Thursday 23 January 2014

SR-N1

It seems that the Wirral is about to embark on a pioneering water transport system which will see passenger carrying hovercraft take people to the North Wales holiday resorts (some mistake surely) of Rhyl and Llandudno as well as to Blackpool further up the Lancashire coast.

The service is due to be launched in 2015 and will use the New Brighton lifeboat slipway as the embark and disembark platform. Travel times are due to be in the region of 30-40 minutes which in all cases is considerably quicker than making the journey by road. It will be interesting to see how the enterprise maps out.

Sir Christopher Cockerell was thought to be the forefather of the hovercraft principle, and most young boys in the late 1950's and early 1960's had a model of the SR-N1 as part of their play group. The concept has been used for passenger transfer before, of course, primarily across the English Channel. It was first used though when  the passenger-carrying hovercraft , Vickers VA-3,in the summer of 1962 carried passengers regularly along the North Wales Coast from Moreton, Merseyside, to Rhyl. So it seems the new service is trying to resurrect the old.

This is another initiative generated as a spin off from  the investment in the Wirral waterways, by Peel Holdings. This large land developer has the objective of making the North West of England  the leading economic region in the Country. It first built and managed the Trafford Centre shopping complex near Manchester, but it has sold that as it now focuses on the Ocean Gateway.

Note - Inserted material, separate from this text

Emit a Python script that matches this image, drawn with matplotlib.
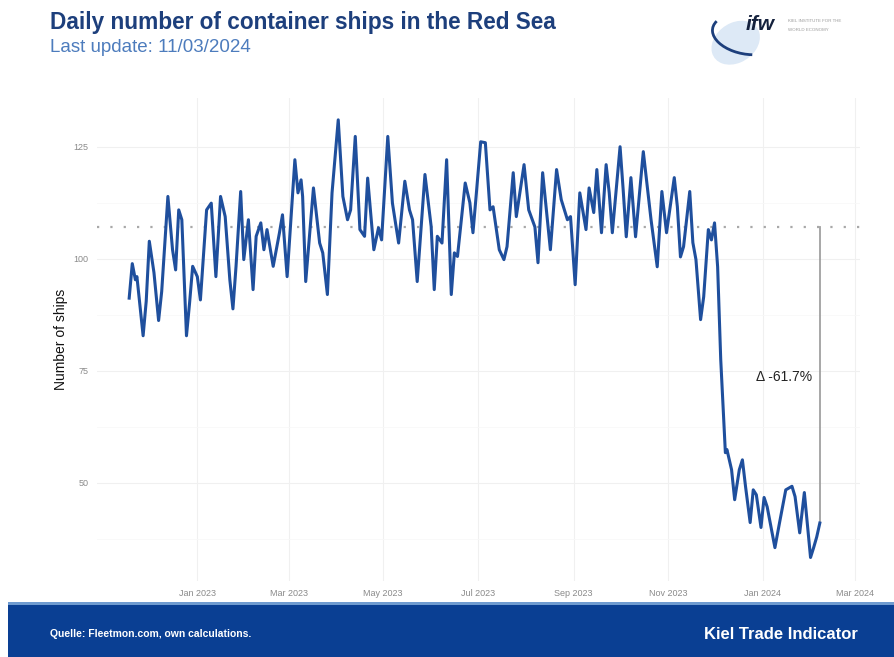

This project is aimed at linking the new  port of Salford with a new port called Liverpool 2, via the Manchester Ship canal which it owns already.It is also driving the development of Wirral Waters and Liverpool Waters, the first of which is already underway and has approved planning permission for a trade centre and other early return projects. The Chinese are already active in their involvement with it.

To complement these developments Peel Holdings have acquired Liverpool John Lennon airport, the Lowry shopping complex in Salford and own and built the Salford media city into which the BBC recently moved.

Interesting times for the North West indeed.